Task prompt
Filter the records below and copy every line containing the word "this".

Given data
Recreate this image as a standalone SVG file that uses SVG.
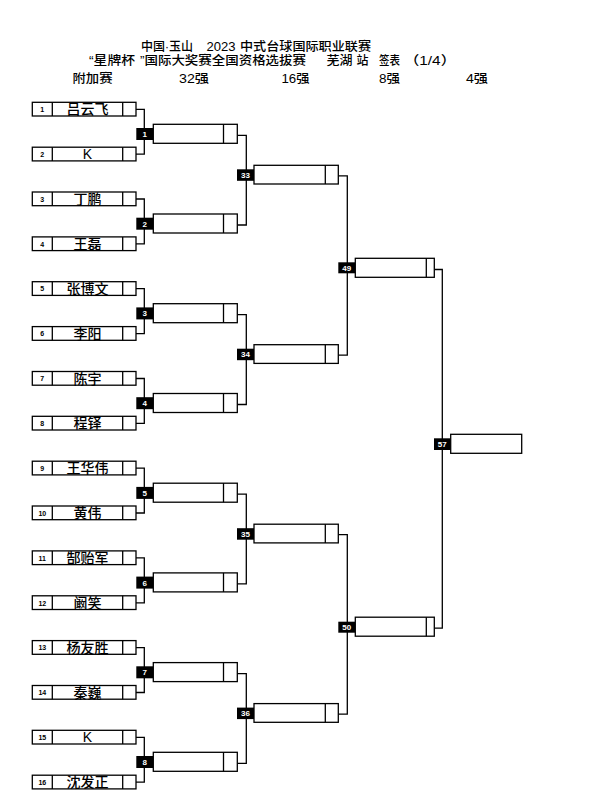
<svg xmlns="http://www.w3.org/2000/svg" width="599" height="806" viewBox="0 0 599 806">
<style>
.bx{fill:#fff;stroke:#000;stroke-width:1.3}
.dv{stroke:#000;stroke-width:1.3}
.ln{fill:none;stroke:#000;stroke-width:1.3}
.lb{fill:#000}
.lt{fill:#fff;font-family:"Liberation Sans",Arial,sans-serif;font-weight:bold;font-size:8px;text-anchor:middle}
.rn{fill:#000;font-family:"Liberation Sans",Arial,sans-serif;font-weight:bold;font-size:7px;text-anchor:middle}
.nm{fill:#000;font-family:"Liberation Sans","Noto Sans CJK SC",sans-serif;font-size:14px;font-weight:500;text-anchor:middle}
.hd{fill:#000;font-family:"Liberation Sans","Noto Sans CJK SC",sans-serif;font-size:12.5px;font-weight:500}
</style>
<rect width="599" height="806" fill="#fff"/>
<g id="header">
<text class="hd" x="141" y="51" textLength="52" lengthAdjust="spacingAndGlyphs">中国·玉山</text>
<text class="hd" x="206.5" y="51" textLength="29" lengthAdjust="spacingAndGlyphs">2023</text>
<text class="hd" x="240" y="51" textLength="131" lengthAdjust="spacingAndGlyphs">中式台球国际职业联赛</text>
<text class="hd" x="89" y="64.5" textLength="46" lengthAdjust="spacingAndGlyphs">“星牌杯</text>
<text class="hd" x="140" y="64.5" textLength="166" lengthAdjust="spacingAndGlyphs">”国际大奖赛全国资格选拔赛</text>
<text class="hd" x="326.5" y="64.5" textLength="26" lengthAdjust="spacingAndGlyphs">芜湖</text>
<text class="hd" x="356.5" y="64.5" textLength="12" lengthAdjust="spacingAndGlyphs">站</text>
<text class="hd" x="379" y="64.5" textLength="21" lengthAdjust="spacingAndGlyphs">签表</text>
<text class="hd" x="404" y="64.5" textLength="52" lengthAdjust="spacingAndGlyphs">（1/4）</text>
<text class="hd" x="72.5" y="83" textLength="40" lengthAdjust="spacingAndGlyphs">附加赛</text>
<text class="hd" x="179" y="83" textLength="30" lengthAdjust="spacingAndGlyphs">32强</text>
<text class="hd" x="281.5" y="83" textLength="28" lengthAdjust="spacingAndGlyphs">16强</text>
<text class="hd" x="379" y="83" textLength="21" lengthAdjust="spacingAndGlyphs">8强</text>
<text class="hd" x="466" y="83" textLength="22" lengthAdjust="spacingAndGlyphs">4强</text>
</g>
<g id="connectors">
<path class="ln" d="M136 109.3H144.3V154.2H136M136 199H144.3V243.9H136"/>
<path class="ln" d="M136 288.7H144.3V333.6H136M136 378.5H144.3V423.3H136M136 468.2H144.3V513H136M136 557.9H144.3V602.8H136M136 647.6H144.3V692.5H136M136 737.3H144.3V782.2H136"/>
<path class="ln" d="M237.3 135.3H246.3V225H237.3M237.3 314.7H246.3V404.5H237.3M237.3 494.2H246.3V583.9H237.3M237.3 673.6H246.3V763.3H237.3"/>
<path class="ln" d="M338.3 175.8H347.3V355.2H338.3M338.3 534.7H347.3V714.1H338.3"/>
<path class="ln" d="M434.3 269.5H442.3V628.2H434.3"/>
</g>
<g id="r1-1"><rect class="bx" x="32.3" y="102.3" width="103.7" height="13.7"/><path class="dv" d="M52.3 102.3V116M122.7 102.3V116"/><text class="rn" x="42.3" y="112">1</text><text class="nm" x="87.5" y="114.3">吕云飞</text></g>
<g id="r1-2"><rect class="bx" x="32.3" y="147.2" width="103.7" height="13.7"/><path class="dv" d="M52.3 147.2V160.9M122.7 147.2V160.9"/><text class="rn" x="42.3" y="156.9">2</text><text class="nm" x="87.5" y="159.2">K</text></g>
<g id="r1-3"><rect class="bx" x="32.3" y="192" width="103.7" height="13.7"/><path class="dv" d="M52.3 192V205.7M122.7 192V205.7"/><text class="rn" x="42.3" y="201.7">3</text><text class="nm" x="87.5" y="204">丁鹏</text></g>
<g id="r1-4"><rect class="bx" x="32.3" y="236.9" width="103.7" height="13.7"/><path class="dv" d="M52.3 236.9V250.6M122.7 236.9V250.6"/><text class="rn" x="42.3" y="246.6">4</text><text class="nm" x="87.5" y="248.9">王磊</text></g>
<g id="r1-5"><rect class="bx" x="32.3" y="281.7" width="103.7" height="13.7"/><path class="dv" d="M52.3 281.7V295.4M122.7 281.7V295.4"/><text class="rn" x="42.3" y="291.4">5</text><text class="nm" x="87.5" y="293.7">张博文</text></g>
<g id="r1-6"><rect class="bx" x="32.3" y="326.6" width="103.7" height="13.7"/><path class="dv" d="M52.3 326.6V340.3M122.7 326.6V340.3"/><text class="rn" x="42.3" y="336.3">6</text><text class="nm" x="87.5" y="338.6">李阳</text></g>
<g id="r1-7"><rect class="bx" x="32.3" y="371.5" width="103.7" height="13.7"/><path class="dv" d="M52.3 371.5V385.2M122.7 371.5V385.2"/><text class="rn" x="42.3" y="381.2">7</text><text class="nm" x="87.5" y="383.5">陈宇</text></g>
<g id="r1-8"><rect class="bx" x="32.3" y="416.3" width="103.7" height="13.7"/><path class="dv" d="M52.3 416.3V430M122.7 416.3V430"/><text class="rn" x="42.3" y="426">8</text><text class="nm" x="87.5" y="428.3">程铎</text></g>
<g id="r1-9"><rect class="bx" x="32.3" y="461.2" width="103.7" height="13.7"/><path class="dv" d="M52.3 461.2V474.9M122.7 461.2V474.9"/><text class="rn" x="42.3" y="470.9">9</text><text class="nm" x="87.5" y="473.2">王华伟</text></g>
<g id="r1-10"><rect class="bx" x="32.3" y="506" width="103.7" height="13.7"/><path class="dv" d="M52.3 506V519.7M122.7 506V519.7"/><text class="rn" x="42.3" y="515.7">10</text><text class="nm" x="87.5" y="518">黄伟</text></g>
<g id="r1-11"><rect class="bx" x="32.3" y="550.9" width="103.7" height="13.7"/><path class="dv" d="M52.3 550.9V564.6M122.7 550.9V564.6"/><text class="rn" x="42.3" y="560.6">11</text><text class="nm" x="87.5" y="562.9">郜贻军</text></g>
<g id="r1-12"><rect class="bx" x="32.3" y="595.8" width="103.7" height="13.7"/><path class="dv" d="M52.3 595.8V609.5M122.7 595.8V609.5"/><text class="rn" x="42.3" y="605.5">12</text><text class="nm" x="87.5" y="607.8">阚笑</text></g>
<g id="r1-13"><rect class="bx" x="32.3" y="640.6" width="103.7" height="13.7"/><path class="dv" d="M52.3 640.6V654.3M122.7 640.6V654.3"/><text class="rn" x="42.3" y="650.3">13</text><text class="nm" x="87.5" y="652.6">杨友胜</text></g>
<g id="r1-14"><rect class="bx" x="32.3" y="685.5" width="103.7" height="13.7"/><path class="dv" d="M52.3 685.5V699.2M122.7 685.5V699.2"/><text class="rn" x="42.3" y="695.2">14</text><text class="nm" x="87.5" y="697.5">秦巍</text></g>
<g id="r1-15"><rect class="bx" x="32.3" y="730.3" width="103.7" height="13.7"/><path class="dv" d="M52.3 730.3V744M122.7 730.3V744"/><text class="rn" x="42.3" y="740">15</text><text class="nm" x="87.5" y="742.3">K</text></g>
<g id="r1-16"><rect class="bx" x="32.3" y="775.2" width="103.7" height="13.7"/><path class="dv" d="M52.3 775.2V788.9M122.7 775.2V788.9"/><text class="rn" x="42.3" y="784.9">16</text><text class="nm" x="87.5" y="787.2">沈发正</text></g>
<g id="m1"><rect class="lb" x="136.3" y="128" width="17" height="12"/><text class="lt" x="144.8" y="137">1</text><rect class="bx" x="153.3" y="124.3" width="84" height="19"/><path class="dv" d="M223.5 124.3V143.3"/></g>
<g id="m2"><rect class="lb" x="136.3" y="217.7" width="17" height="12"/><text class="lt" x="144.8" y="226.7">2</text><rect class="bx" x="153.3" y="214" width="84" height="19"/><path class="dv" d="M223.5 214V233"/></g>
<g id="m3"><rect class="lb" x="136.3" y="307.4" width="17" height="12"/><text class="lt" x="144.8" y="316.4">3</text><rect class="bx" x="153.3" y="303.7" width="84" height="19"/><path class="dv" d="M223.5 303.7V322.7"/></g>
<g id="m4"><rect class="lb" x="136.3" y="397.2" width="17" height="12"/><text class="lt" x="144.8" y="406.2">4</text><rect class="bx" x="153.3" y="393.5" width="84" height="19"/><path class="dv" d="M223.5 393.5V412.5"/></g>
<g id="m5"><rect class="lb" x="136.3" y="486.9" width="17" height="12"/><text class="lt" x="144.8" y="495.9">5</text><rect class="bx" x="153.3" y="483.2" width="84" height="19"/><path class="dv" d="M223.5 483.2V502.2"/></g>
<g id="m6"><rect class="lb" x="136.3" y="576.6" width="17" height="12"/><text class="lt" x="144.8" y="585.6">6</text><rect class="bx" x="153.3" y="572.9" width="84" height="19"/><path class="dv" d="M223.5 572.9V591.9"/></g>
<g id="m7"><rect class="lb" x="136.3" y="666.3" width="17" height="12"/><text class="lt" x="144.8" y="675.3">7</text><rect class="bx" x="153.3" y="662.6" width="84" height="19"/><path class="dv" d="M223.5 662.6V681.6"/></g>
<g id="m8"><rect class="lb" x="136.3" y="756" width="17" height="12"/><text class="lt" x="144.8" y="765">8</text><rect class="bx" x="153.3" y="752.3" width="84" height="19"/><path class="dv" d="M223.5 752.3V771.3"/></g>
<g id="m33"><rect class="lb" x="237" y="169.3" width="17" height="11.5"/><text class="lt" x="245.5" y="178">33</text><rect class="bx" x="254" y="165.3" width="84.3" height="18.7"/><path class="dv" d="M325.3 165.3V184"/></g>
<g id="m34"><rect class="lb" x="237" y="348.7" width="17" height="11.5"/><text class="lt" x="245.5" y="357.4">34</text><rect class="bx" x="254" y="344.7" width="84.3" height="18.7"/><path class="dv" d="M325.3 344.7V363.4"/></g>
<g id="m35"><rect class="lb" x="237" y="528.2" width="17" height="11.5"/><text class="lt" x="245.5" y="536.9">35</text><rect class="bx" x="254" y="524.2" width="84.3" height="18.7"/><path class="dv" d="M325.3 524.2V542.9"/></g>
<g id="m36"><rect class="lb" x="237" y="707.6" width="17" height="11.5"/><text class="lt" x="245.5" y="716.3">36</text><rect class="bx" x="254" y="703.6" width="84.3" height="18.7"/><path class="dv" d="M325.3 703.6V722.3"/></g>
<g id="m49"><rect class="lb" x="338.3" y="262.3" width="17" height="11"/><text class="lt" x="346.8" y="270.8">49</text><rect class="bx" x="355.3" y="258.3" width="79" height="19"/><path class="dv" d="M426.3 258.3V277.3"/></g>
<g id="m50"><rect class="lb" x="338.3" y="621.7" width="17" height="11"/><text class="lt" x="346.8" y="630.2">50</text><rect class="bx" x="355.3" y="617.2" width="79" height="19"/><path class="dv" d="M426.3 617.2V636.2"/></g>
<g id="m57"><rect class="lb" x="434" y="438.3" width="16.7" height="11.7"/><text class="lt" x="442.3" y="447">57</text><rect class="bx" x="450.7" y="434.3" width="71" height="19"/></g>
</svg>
==
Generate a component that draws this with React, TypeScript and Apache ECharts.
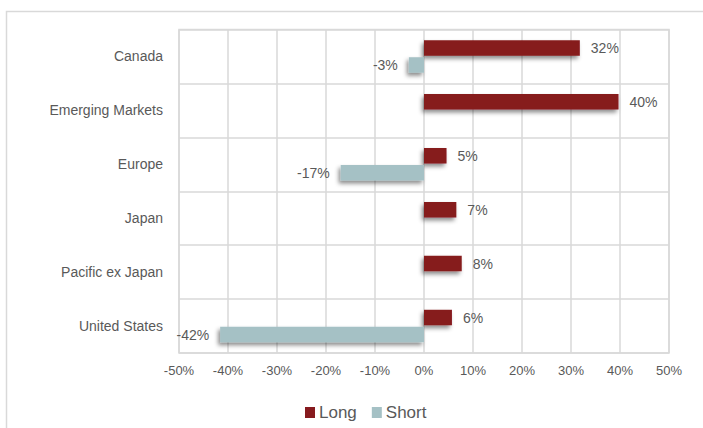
...
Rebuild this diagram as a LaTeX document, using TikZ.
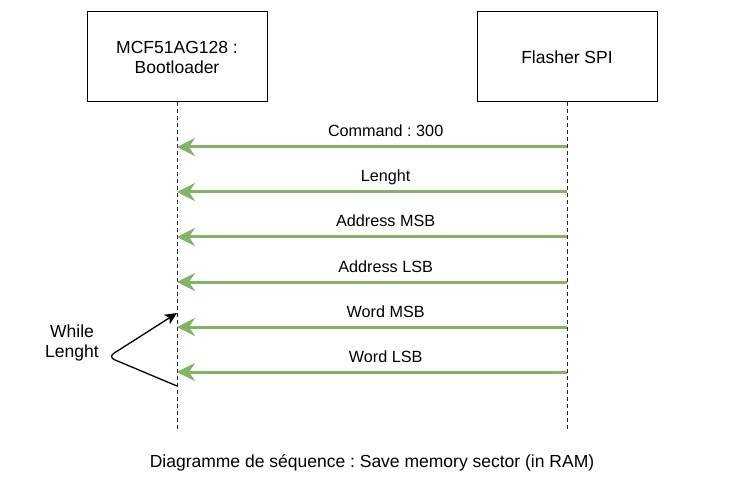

Task output
Recreate this image as a standalone SVG file that uses SVG.
Generate a component that draws this with React, TypeScript and Apache ECharts.
Rebuild this diagram as a LaTeX document, using TikZ.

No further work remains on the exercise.